AIG Bonus Payments Controversy - Bonuses Exempted in TARP

Bonuses Exempted in TARP

Initially, Senator Chris Dodd was identified by Treasury Department spokesmen as being responsible for the inclusion of the provision exempting such bonuses from the executive pay limits clause of the TARP. However, on February 14, 2009, the Wall Street Journal published an article, Bankers Face Strict New Pay Cap, discussing a retroactive limit to bonus compensation inserted by Chris Dodd into the TARP bill that passed in the Senate.

The same article went on to mention that Treasury Secretary Timothy Geithner and Lawrence Summers "had called Sen. Dodd and asked him to reconsider". When the bill left conference, Dodd's provision had been removed and replaced with the explicit exemptions lobbied for by Geithner and Summers.
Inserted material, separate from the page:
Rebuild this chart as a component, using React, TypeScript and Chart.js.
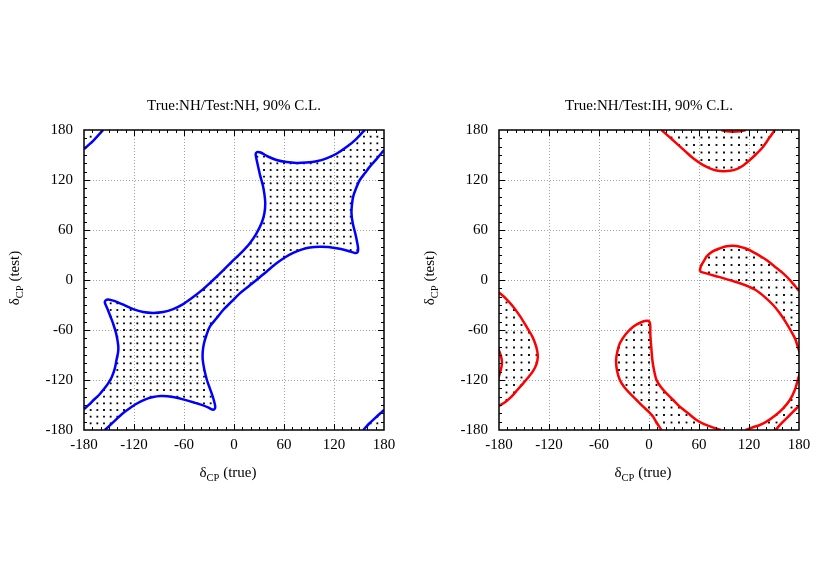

As Dodd explained in his March 18 interview on CNN, at Geithner and the Obama Administration's insistence he removed the language he had himself inserted and replaced it with Geithner and Summers' loophole, which thus allowed the bonuses which formed the basis for the AIG scandal.

Dodd retreated from his original statement that he did not know how the bill was changed Dodd was criticised by many in the Connecticut media for the apparent flip-flop. In a March 20, 2009 editorial the New Haven Register called Dodd "a lying weasel" The same day, Hartford Courant columnist Rick Green called on Dodd not to seek re-election in 2010.